Вдруг он заметил, что остался почти один в саду. Начали тушить иллюминацию. Ночь спускалась и ложилась темными тенями на группах деревьев. Одиночество испугало этого человека, которому еще минуту тому назад казалось, что его горе усиливается от оживления этой равнодушной толпы. Он вернулся в гостиницу и лег спать, написав предварительно Жюли несколько холодных слов, не выдававших его волнения.

«Я только двадцать четыре часа провел в Гамбурге, а мне кажется, что я прожил здесь несколько месяцев. Как, как жить таким образом?»

Как он жил, он не сумел бы объяснить даже тогда, когда, дойдя до вершины своей Голгофы, он упал на землю, моля о милосердии. Как мог он, в течение двух недель, выносить мучительную агонию своего сердца? Те, кто не испытал муки быть чужим в толпе, с нравственным горем, которое скрываешь, те не знают, что такое значит страдать.

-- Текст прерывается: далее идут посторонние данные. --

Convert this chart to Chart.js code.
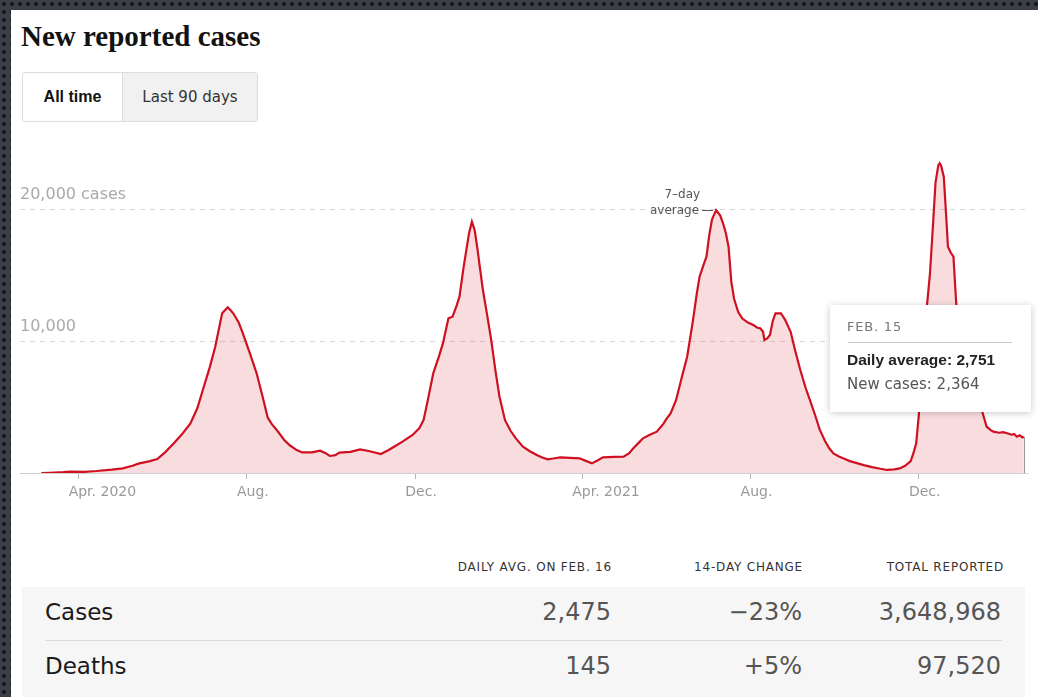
<!DOCTYPE html>
<html lang="en">
<head>
<meta charset="UTF-8">
<title>New reported cases</title>
<script src="https://cdn.jsdelivr.net/npm/chart.js@4.4.1/dist/chart.umd.min.js"></script>
<style>
    html, body { margin: 0; padding: 0; }
    body {
        width: 1038px; height: 697px; overflow: hidden; position: relative;
        background-color: #3a3e45;
        background-image: radial-gradient(circle, #17191d 1.6px, transparent 2.3px);
        background-size: 8px 8px;
        font-family: "DejaVu Sans", sans-serif;
    }
    .panel { position: absolute; left: 11px; top: 10px; right: 0; bottom: 0; background: #fff; }
    .title {
        position: absolute; left: 21px; top: 19px; line-height: 34px;
        font-family: "Liberation Serif", serif; font-weight: bold; font-size: 29px; color: #121212;
    }
    .toggle { position: absolute; left: 22px; top: 72px; height: 48px; display: flex;
        border: 1px solid #dcdcdc; border-radius: 3px; overflow: hidden; }
    .toggle div { display: flex; align-items: center; justify-content: center; height: 48px; }
    .toggle .on { width: 99px; background: #fff; font-family: "Liberation Sans", sans-serif;
        font-weight: bold; font-size: 16px; color: #121212; border-right: 1px solid #dcdcdc; }
    .toggle .off { width: 134px; background: #f1f1f1; font-size: 15px; color: #333; }
    #wrap { position: absolute; left: 0; top: 130px; width: 1038px; height: 400px; }
    .tip {
        position: absolute; left: 830px; top: 305px; width: 201px; height: 107px; background: #fff;
        box-shadow: 0 1px 7px rgba(0,0,0,0.22); z-index: 2;
    }
    .tip .date { position: absolute; left: 17px; top: 14px; font-size: 13px; letter-spacing: 0.8px; color: #777; }
    .tip .rule { position: absolute; left: 18px; top: 37px; width: 164px; height: 1px; background: #ccc; }
    .tip .avg { position: absolute; left: 17px; top: 46px; font-family: "Liberation Sans", sans-serif;
        font-weight: bold; font-size: 15.5px; color: #222; }
    .tip .daily { position: absolute; left: 17px; top: 70px; font-size: 15px; color: #555; }
    .hdr { position: absolute; top: 560px; font-size: 12px; letter-spacing: 0.8px; color: #333; text-align: right; }
    .tbl { position: absolute; left: 22px; top: 587px; width: 1003px; height: 110px; background: #f6f6f6; }
    .row { position: absolute; left: 45px; font-size: 23px; color: #1a1a1a; }
    .val { position: absolute; font-size: 24px; color: #555; text-align: right; }
    .divider { position: absolute; left: 45px; top: 640px; width: 957px; height: 1px; background: #dadada; }
</style>
</head>
<body>
<div class="panel"></div>
<div class="title">New reported cases</div>
<div class="toggle"><div class="on">All time</div><div class="off">Last 90 days</div></div>

<div id="wrap"><canvas id="myChart" width="1038" height="400"></canvas></div>

<div class="tip" id="tip">
    <div class="date" id="tipDate"></div>
    <div class="rule"></div>
    <div class="avg" id="tipAvg"></div>
    <div class="daily" id="tipNew"></div>
</div>

<div id="table"></div>

<script>
    // days counted from Mar. 1, 2020
    const days = [4, 10, 20, 25, 35, 44, 55, 63, 70, 75, 82, 88, 94, 100, 106, 112, 117, 121, 126, 130,
        135, 139, 141, 143, 147, 150, 155, 160, 165, 168, 171, 175, 180, 184, 189, 193, 200, 206, 210, 213,
        217, 220, 228, 235, 242, 250, 255, 259, 266, 273, 278, 281, 284, 288, 292, 295, 299, 302, 305, 307,
        310, 312, 314, 316, 318, 320, 322, 324, 327, 330, 333, 336, 340, 344, 348, 353, 358, 363, 367, 371,
        375, 380, 387, 394, 399, 403, 407, 411, 419, 426, 430, 433, 437, 440, 445, 450, 453, 455, 457, 460,
        464, 468, 472, 476, 479, 481, 484, 486, 488, 490, 493, 496, 498, 500, 502, 504, 506, 509, 512, 516,
        520, 523, 525, 527, 528, 530, 532, 534, 536, 540, 543, 547, 550, 554, 558, 561, 565, 568, 572, 575,
        578, 582, 585, 590, 595, 600, 606, 612, 617, 622, 626, 630, 634, 636, 638, 640, 641, 643, 646, 648,
        650, 652, 654, 655, 656, 658, 660, 661, 663, 665, 667, 670, 674, 678, 682, 686, 689, 692, 694, 698,
        701, 704, 707, 709, 711, 713, 715, 716];

    // 7-day average of new cases
    const avgCases = [0, 20, 60, 100, 90, 150, 250, 350, 550, 730, 880, 1060, 1600, 2250, 2950, 3760, 4900, 6290, 8000, 9570,
        12100, 12550, 12350, 12100, 11400, 10580, 9100, 7550, 5500, 4200, 3700, 3200, 2500, 2100, 1740, 1560, 1560, 1690, 1500, 1290,
        1350, 1540, 1600, 1790, 1650, 1440, 1700, 1950, 2400, 2880, 3400, 4015, 5500, 7550, 8800, 9820, 11720, 11840, 12700, 13360,
        15600, 16900, 18200, 19040, 18400, 17000, 15400, 13860, 12000, 10080, 7800, 5780, 4000, 3200, 2600, 1990, 1650, 1360, 1180, 1040,
        1100, 1190, 1150, 1110, 900, 730, 950, 1190, 1220, 1240, 1500, 1870, 2300, 2630, 2900, 3130, 3500, 3760, 4100, 4520,
        5530, 7200, 8810, 11400, 13600, 14870, 15800, 16390, 18000, 19200, 19920, 19500, 18920, 18200, 17140, 14500, 13200, 12200, 11700, 11400,
        11210, 11000, 10960, 10700, 10080, 10200, 10450, 11500, 12100, 12100, 11600, 10700, 9400, 7800, 6400, 5530, 4300, 3300, 2400, 1870,
        1490, 1250, 1110, 900, 750, 600, 450, 320, 230, 280, 350, 550, 900, 1500, 2250, 4500, 6800, 9500, 12900, 15130,
        18500, 22000, 23300, 23460, 23300, 22450, 19000, 17140, 16700, 16390, 12860, 10500, 8500, 7000, 5800, 4600, 3510, 3250, 3130, 3050,
        3100, 3010, 2900, 2950, 2750, 2850, 2700, 2751];

    const tickDays = [31, 153, 275, 396, 518, 640];
    const tickLabels = ['Apr. 2020', 'Aug.', 'Dec.', 'Apr. 2021', 'Aug.', 'Dec.'];
    const yTicks = [10000, 20000];
    const yTickLabels = ['10,000', '20,000 cases'];

    // hovered day (Feb. 15, 2022)
    const hoverDay = 716;
    const hoverLabel = 'FEB. 15';
    const hoverNewCases = 2364;

    // table
    const tableHeaders = ['DAILY AVG. ON FEB. 16', '14-DAY CHANGE', 'TOTAL REPORTED'];
    const tableRows = ['Cases', 'Deaths'];
    const dailyAvg = ['2,475', '145'];
    const change14 = ['\u221223%', '+5%'];
    const totalReported = ['3,648,968', '97,520'];

    const fmt = n => n.toLocaleString('en-US');

    // tooltip texts
    document.getElementById('tipDate').textContent = hoverLabel;
    document.getElementById('tipAvg').textContent = 'Daily average: ' + fmt(avgCases[days.indexOf(hoverDay)]);
    document.getElementById('tipNew').textContent = 'New cases: ' + fmt(hoverNewCases);

    // table build
    (function buildTable() {
        const t = document.getElementById('table');
        const rights = [611, 802, 1003];
        let html = '<div class="tbl"></div><div class="divider"></div>';
        tableHeaders.forEach((h, i) => {
            html += '<div class="hdr" style="right:' + (1038 - rights[i] - 1) + 'px">' + h + '</div>';
        });
        const rowTops = [599, 653];
        tableRows.forEach((r, i) => {
            html += '<div class="row" style="top:' + rowTops[i] + 'px">' + r + '</div>';
            [dailyAvg[i], change14[i], totalReported[i]].forEach((v, j) => {
                const r2 = j === 2 ? 1001 : rights[j];
                html += '<div class="val" style="top:' + (rowTops[i] - 1) + 'px;right:' + (1038 - r2) + 'px">' + v + '</div>';
            });
        });
        t.innerHTML = html;
    })();

    const annotate = {
        id: 'annotate',
        afterDatasetsDraw(chart) {
            const ctx = chart.ctx;
            const x = chart.scales.x, y = chart.scales.y;

            // hover line
            const hi = days.indexOf(hoverDay);
            const hx = Math.round(x.getPixelForValue(hoverDay)) + 0.5;
            ctx.save();
            ctx.strokeStyle = '#9a9a9a';
            ctx.lineWidth = 1;
            ctx.beginPath();
            ctx.moveTo(hx, y.getPixelForValue(avgCases[hi]));
            ctx.lineTo(hx, y.getPixelForValue(0));
            ctx.stroke();

            // "7-day average" label at the mid-2021 peak
            let pk = -1;
            days.forEach((d, i) => {
                if (d >= 470 && d <= 520 && (pk < 0 || avgCases[i] > avgCases[pk])) pk = i;
            });
            const px = x.getPixelForValue(days[pk]);
            const py = Math.round(y.getPixelForValue(avgCases[pk])) + 0.5;
            ctx.strokeStyle = '#555';
            ctx.beginPath();
            ctx.moveTo(px - 14, py);
            ctx.lineTo(px - 3, py);
            ctx.stroke();
            ctx.fillStyle = '#555';
            ctx.font = '12px "DejaVu Sans"';
            ctx.textAlign = 'right';
            ctx.textBaseline = 'middle';
            ctx.fillText('average', px - 17, py);
            ctx.fillText('7\u2013day', px - 16, py - 16);
            ctx.restore();
        }
    };

    const ctx = document.getElementById('myChart');
    const myChart = new Chart(ctx, {
        type: 'line',
        data: {
            datasets: [{
                data: days.map((d, i) => ({x: d, y: avgCases[i]})),
                borderColor: '#cf1020',
                borderWidth: 2.2,
                backgroundColor: 'rgba(218, 40, 50, 0.16)',
                fill: 'origin',
                pointRadius: 0,
                tension: 0
            }]
        },
        options: {
            responsive: false,
            animation: false,
            events: [],
            layout: { padding: { left: 20, right: 11, top: 20, bottom: 27 } },
            plugins: { legend: { display: false }, tooltip: { enabled: false } },
            scales: {
                x: {
                    type: 'linear',
                    min: -11.5,
                    max: 718.3,
                    afterFit: s => { s.height = 30; },
                    afterBuildTicks: s => { s.ticks = tickDays.map(v => ({value: v})); },
                    border: { display: true, color: '#cfcfcf', width: 1 },
                    grid: { display: true, drawOnChartArea: false, drawTicks: true, tickLength: 6, tickColor: '#b5b5b5' },
                    ticks: {
                        autoSkip: false, maxRotation: 0, align: 'start', labelOffset: -10, padding: 5,
                        color: '#999', font: { family: 'DejaVu Sans', size: 14 },
                        callback: (v, i) => tickLabels[i]
                    }
                },
                y: {
                    min: 0,
                    max: 24470,
                    afterFit: s => { s.width = 0; },
                    afterBuildTicks: s => { s.ticks = yTicks.map(v => ({value: v})); },
                    border: { display: false, dash: [5, 5] },
                    grid: { color: '#d8d8d8', drawTicks: false },
                    ticks: {
                        mirror: true, padding: 0, labelOffset: -14,
                        color: '#a9a9a9', font: { family: 'DejaVu Sans', size: 16 },
                        callback: (v, i) => yTickLabels[i]
                    }
                }
            }
        },
        plugins: [annotate]
    });
</script>
</body>
</html>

Он пробовал продолжительные прогулки, которые, утомляя мускулы, временно убивают мысль в истощении физической силы… Он шел все прямо, выходя на случайную дорогу и ему становилось немножко легче, когда он видел перед собой только голую долину, лес или горы.

Тогда, как грешник, чувствующий себя покинутым Богом, не в силах более сопротивляться, умышленно поддается искушению, так и он вызывал в своей памяти образ Клары, грезил, что она не покидает его…

Кроткая тень Жюли бледнела, исчезала и только образ молодой девушки, как укол шприцом морфиномана, оживлял его. «Мы женаты… Мы здесь, вдвоем, совсем, совсем одни!» Он шел по белой дороге; он старался представить себе, что Клара здесь, около него, своей эластичной походкой она оставляет маленькие следы на пыли, как когда-то там, на скалистых берегах Средиземного моря. Он думал о счастье прижать свои губы к этим дорогим полуоткрытым губам, прислонить свою грудь к этой молодой груди. В овладевавшей им лихорадке его совесть допускала мысль об измене Жюли. «Жюли будет страдать… Ну, что ж! Это в порядке вещей. Разве я ее обманул? Разве я связал ее обещанием быть вечно ей верным? Следовательно я свободен».

Он увлекался этим бесстыжим проектом. «Да… Клара будет моя. Ничто не может этому помешать. Мне остается хоть завтра же вернуться в Париж и, если я захочу, она будет моей женой».

В течение четырех или пяти дней он жил этой мечтой; он соединялся с молодой девушкой и, действительно, забывал любовницу. Он любовался пейзажами с тайной надеждой, что будет любоваться ими вместе с нею. Мало-помалу в него вселилась такая уверенность, что он уже с верой начинал смотреть на будущее. За столом, в кургаузе, во время прогулок, эта мысль, как верный друг, не покидала его.